Appropriate horse fencing materials range from treated wood boards and high-tensile hot wire to vinyl coated wire or woven wire field fences. Each of these materials offers durable, blunt surfaces that are preferable for horse fencing.

How accident-prone are horses? In one survey, half of all fencing-related injuries involved emergency veterinary care. The best-case scenario is a few stitches after a run-in with a fence. However, some animals suffered deeper lacerations, blunt-force trauma, torn muscle, and broken bones. Despite the size and strength of these animals, they have a tendency to be a little less hardy when major injuries are involved.

With horses, a broken bone is never just a broken bone. Even a hairline fracture can fail to heal, and when the injury is in a leg, the risk of secondary complications like laminitis and founder goes up exponentially.

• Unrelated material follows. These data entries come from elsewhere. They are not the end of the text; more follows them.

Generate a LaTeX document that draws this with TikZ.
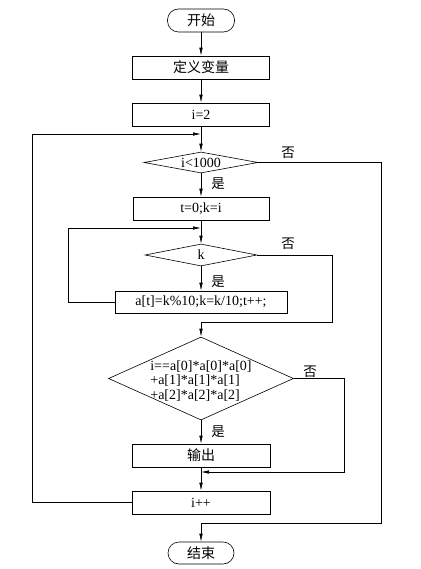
\documentclass[tikz,border=0pt]{standalone}
\usepackage{fontspec}
\setmainfont{Liberation Serif}
\newfontfamily\cjk{Noto Sans CJK SC}
\usetikzlibrary{arrows.meta,positioning,shapes.geometric}

\begin{document}
\begin{tikzpicture}[
    x=1pt,y=-1pt,
    every node/.style={font=\fontsize{14}{14.5}\selectfont},
    box/.style={rectangle,draw,line width=0.6pt,minimum width=137pt,
      minimum height=23pt,inner sep=0pt},
    term/.style={rectangle,rounded corners=11pt,draw,line width=0.6pt,
      minimum width=67pt,minimum height=23pt,inner sep=0pt},
    dec/.style={diamond,draw,line width=0.6pt,inner sep=0pt},
    lbl/.style={inner sep=0pt,font=\cjk\fontsize{13.5}{14.5}\selectfont},
    arrow/.style={-{Latex[length=8pt,width=3.5pt]},line width=0.6pt}
  ]
    \useasboundingbox (0,0) rectangle (420,569);
    \node[term] (start) at (201,20.5) {\cjk 开始};
    \node[box] (def) at (201,67.5) {\cjk 定义变量};
    \node[box] (init) at (201,114.5) {i=2};
    \node[dec,aspect=5.4,minimum width=114pt,minimum height=21pt] (lim) at (201,162.5) {i<1000};
    \node[box,minimum width=136pt] (tk) at (201,208.5) {t=0;k=i};
    \node[dec,aspect=5,minimum width=112pt,minimum height=22pt] (dk) at (201,255) {k};
    \node[box,minimum width=172pt,minimum height=22pt] (digit) at (201,302) {a[t]=k\%10;k=k/10;t++;};
    \node[dec,minimum width=185pt,minimum height=83pt] (chk) at (201,378.5) {};
    \node[align=left,inner sep=0pt] (sum) at (201,381) {i==a[0]*a[0]*a[0]\\+a[1]*a[1]*a[1]\\+a[2]*a[2]*a[2]};
    \node[box,minimum width=138pt] (out) at (201,455.5) {\cjk 输出};
    \node[box,minimum width=138pt] (inc) at (201,502.5) {i++};
    \node[term,minimum width=66pt,minimum height=22pt] (stop) at (201,553) {\cjk 结束};
    % yes / no labels
    \node[lbl] (no1) at (288,153) {否};
    \node[lbl] (yes1) at (218,184) {是};
    \node[lbl] (no2) at (288,244) {否};
    \node[lbl] (yes2) at (218,282) {是};
    \node[lbl] (no3) at (310,372) {否};
    \node[lbl] (yes3) at (218,432) {是};
    % loop corners
    \coordinate (ol) at (32,134);
    \coordinate (il) at (68,228);
    \coordinate (kr) at (332,322);
    \coordinate (cr) at (344,472);
    \coordinate (er) at (381,523);
    \draw[arrow] (start) -- (def);
    \draw[arrow] (def) -- (init);
    \draw[arrow] (init) -- (lim);
    \draw[arrow] (lim) -- (tk);
    \draw[arrow] (tk) -- (dk);
    \draw[arrow] (dk) -- (digit);
    \draw[arrow] (chk) -- (out);
    \draw[arrow] (out) -- (inc);
    \draw[arrow] (inc.west) -| (ol) -- (lim.north |- ol);
    \draw[arrow] (digit.west) -| (il) -- (dk.north |- il);
    \draw[arrow] (dk.east) -| (kr) -- (chk.north |- kr) -- (chk.north);
    \draw[arrow] (chk.east) -| (cr) -- (out.south |- cr);
    \draw[arrow] (lim.east) -| (er) -- (stop.north |- er) -- (stop.north);
  \end{tikzpicture}
\end{document}
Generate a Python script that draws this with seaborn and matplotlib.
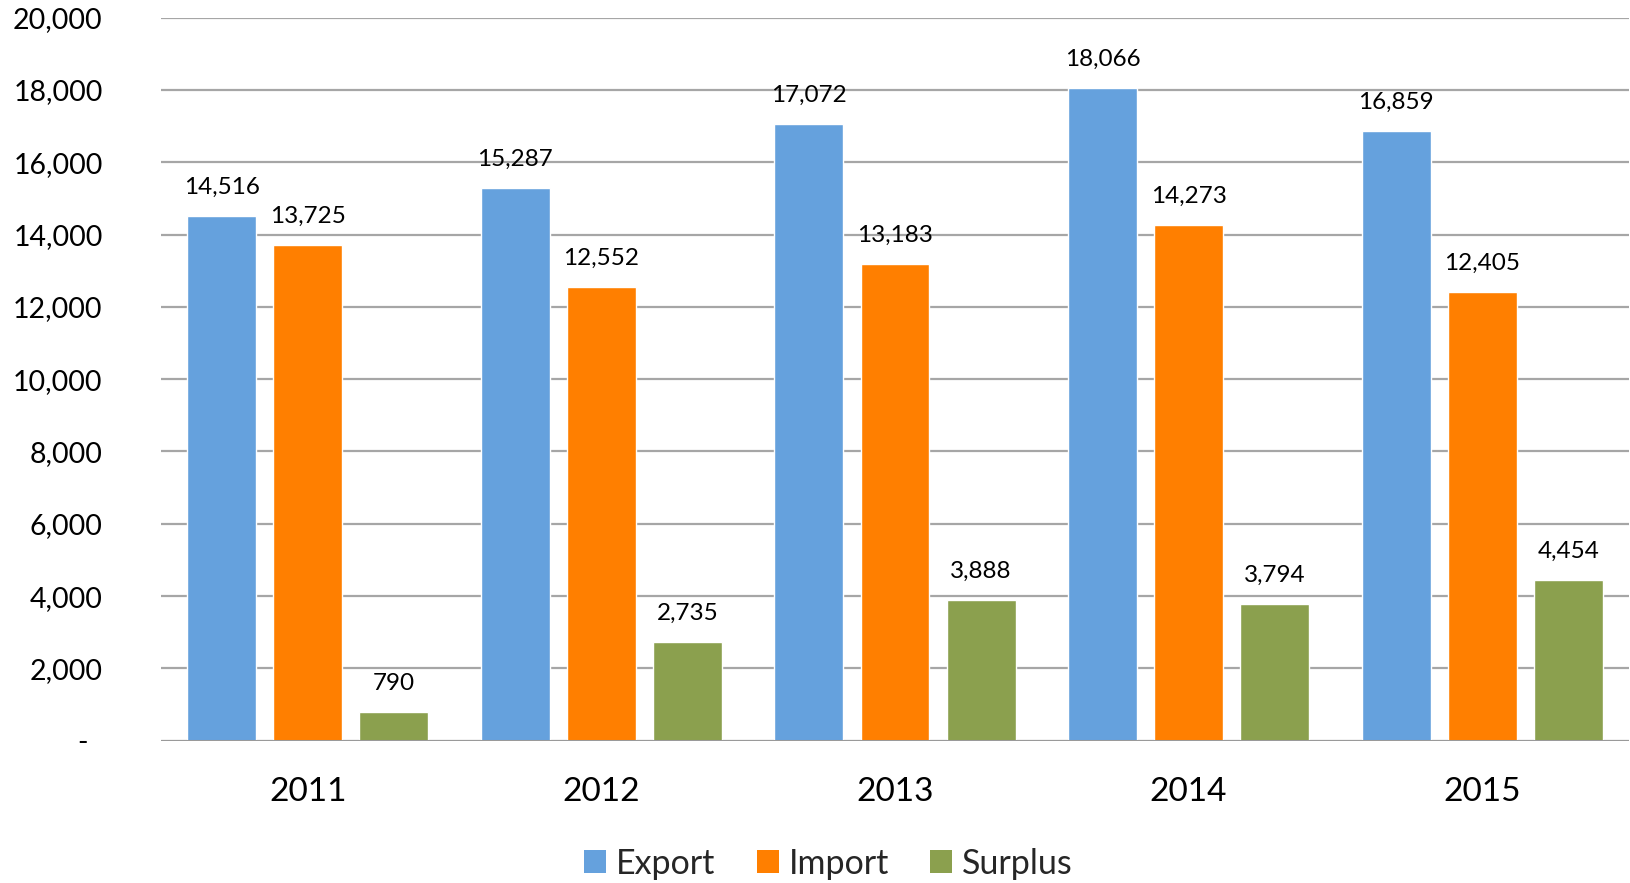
import matplotlib
matplotlib.use("Agg")
import matplotlib.pyplot as plt
import pandas as pd
import seaborn as sns
from matplotlib.patches import Patch

YEARS = ["2011", "2012", "2013", "2014", "2015"]
EXPORT = [14516, 15287, 17072, 18066, 16859]
IMPORT = [13725, 12552, 13183, 14273, 12405]
SURPLUS = [790, 2735, 3888, 3794, 4454]
SERIES = ["Export", "Import", "Surplus"]
COLORS = ["#65A1DD", "#FF7F00", "#8BA04E"]
Y_TICKS = list(range(0, 20001, 2000))

df = pd.DataFrame({
    "year": YEARS * 3,
    "series": ["Export"] * 5 + ["Import"] * 5 + ["Surplus"] * 5,
    "value": EXPORT + IMPORT + SURPLUS,
})

sns.set_theme(style="white")
plt.rcParams["font.family"] = ["Lato", "DejaVu Sans"]

fig = plt.figure(figsize=(16.31, 8.83), dpi=100)
ax = fig.add_axes([0.0987, 0.1612, 0.9001, 0.8188])

sns.barplot(data=df, x="year", y="value", hue="series", order=YEARS,
            hue_order=SERIES, palette=COLORS, width=0.88, gap=0.2,
            saturation=1, legend=False, ax=ax, zorder=3)

# data labels above each bar
for container in ax.containers:
    for bar in container:
        h = bar.get_height()
        ax.annotate(f"{h:,.0f}", (bar.get_x() + bar.get_width() / 2, h),
                    xytext=(0, 13), textcoords="offset points",
                    ha="center", va="bottom", fontsize=17.5, color="black")

ax.set_xlim(-0.5, 4.5)
ax.set_ylim(0, 20000)
ax.set_yticks(Y_TICKS)
ax.set_yticklabels(["-  "] + [f"{v:,}" for v in Y_TICKS[1:]])
ax.tick_params(axis="y", length=0, pad=42, labelsize=20.5, labelcolor="black")
ax.tick_params(axis="x", length=0, pad=26, labelsize=24, labelcolor="black")
ax.set_xlabel("")
ax.set_ylabel("")

ax.grid(axis="y", color="#A6A6A6", linewidth=1.6, zorder=0)
ax.grid(axis="x", visible=False)
for s in ax.spines.values():
    s.set_visible(False)
ax.axhline(0, color="#9A9A9A", linewidth=2.2, zorder=4)

handles = [Patch(facecolor=c, edgecolor="none", label=s) for s, c in zip(SERIES, COLORS)]
fig.legend(handles=handles, loc="center", bbox_to_anchor=(0.508, 0.022),
           ncol=3, frameon=False, fontsize=24.5, handlelength=0.65,
           handleheight=0.65, handletextpad=0.3, columnspacing=1.2)

fig.savefig("out.png", dpi=100)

With all that’s on the line, choosing the right fencing materials is one step toward preventing fencing injuries with horses.

Focus on Security and Visibility

If a spooked horse makes contact with a fence, either the fence is going to break, or the injuries to the animal will be serious. This means that the best measure of protection is to focus on providing a secure fence with high-visibility. Many horse owners prefer a sight board on top of their woven fence for maximum safety.

Another cost-effective option is to use high-visibility mesh tape with woven strands of hot wire. This fencing material gives a wide ribbon in white or yellow for each horizontal line on the fence, but it also adds an electrical element to enforce respect so that horses don’t push through the fence.

Consider Durability and Strength

Big animals need strong fences, but there are as many risks with a fence that is too strong as there are with a fence that is not strong enough. A welded steel pipe fence is one of the most durable fencing options. It’s not likely to break under any amount of natural force. Unfortunately, that means that animals can sustain severe injuries if accidental contact is made. Blunt force trauma can irreparably damage soft tissues, and internal organs, and break bones–in some cases; these injuries can be catastrophic, resulting in the death of the animal.

Woven wire, high-tensile wire, and wood are all common horse fencing materials. And it’s equally common to find horse owners using a combination of materials. While wood provides a strong, durable fencing option, horses tend to chew on wood. A hot strand running along the top board of a fence is an effective deterrent that can prolong the life of most fencing materials. Similarly, woven wire panels are considered to be safe and durable, meeting both aesthetic and strength needs.

A Few More Things to Keep in Mind

Fencing is only one part of the equation. If you’re looking for ways to keep your horses safe and prevent fence collisions, here are a few more tips that will help keep your herd safely confined.

  • Weather Conditions: Horses can get spooked when a strong front rolls in, causing a lot of extra ruckus in the pasture and increasing the chance of an accident. Be mindful of changing weather conditions and bring your herd in before conditions start to change.
  • Stay on Top of Fence Maintenance: Routinely walk your fence line. Check for downed wires, loose posts, and rotten boards that might cause an injury.
  • Know your Herd: Horses are social animals and group dynamics are easily disrupted when new animals are introduced. Take steps to introduce new animals slowly to prevent a rowdy group from pushing a new horse through the fence.
  • Remove Sharp Edges: Uncapped t-posts, barbs, and damaged fencing materials are accidents waiting to happen. Hardware placement on gates can also present a danger. It’s important to take steps to ensure that there are no sharp edges–no matter how small.

Horse fencing do’s and don’ts can make you feel like you’re working a balancing act, trying to find cost-effective fencing options that don’t break any of the long lists of horse-friendly fencing rules. While barbed wire is common on many farms, it’s not a suitable choice for horses. And while you can buy welded wire panels in a variety of gauges, even for larger animals, you still need to be careful that your animals can’t accidentally get a hoof stuck in the grid. Horses are high-maintenance animals with high-maintenance fencing needs. Luckily, the best option is also the most affordable option.

Final Thoughts on Preventing Fencing Injuries

Horses are undoubtedly a little flightier and more accident-prone than other animals. These animals have size and strength, and in a moment of panic–plenty of speed. This is a bad combination when it comes to accidental collisions with a fence line. While you probably want a durable, strong fence that will do the job it’s meant to do, you also want a fence that will flex under extreme pressure. If your animal becomes entangled with a fence, it’s better to have a little give with a blunt surface that is less likely to cause deep cuts.